As more bridging loan lenders enter the market, the cost of borrowing short-term capital has fallen dramatically. This has allowed firms to borrow to buy stock, ease cashflow, expand and a host of other things.
Put simply, a bridging loan is a way to give individuals access to credit easily and quickly, by using assets such as personal or commercial property to release equity.
Primarily used in the property market, bridging finance can prevent buyer chains collapsing when other financial arrangements were in place. In the literal sense, it allows you to bridge the gap between shortages in capital. The majority of bridging financiers function solely online, allowing clients based anywhere to find them easily, making the market open and competitive.

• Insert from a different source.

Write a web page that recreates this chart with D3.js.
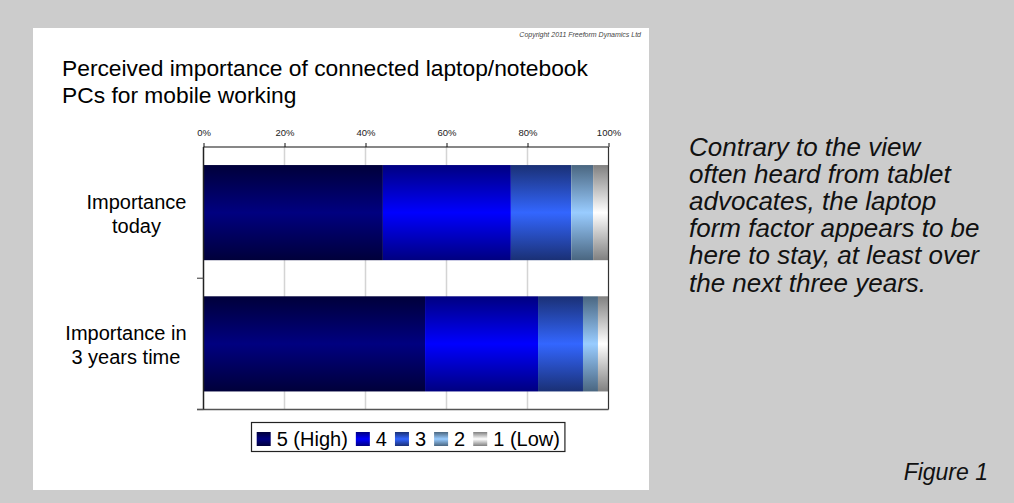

The speed at which cash can arrive in your account is the greatest advantage of bridging loans, often being a very personal service that takes a matter of days. They will also be sure that bridging finance is the best option for you, because lenders want to be sure they will get their money back!
You can expect to pay an arranging fee, which covers all of the checks the financer has to make, such as application, legal and valuation costs. Lenders will offer varying rates of interest dependant on your circumstances (usually between 1 and 2% per month). However, if you have a lot of value in your assets and are not classed as high risk, you could see interest rates as low as 0.5% a month.
A good bridging lender will find out exactly what you are spending the capital on. They will then assess the resource that you are borrowing against and send an independent surveyor to value the asset. This will make up the loan to value (LTV) ratio that you receive, which can be anywhere between 40 and 80%.
Bridging finance is for short periods of time and can become an expensive option if you do not replace the bridge with a long-term financial option. This could be selling other assets, streamlining your business or refinancing with another loan.
If your business needs to raise money quickly to buy stock to meet a surge in demand, a bridging loan may be a perfect way to quickly get the money you need. However, if you are experiencing cashflow problems due to a high wage bill, unless you put a restructure in place, allowing funds to be available within months, a bank overdraft or other financing means may be more beneficial for you.
Overall bridging loans may not be for every business need, especially if you do not know how you can pay back the loan. However, in times of cashflow crisis, where you have assets with equity, they can offer you the breathing space to put longer-term financial options in place.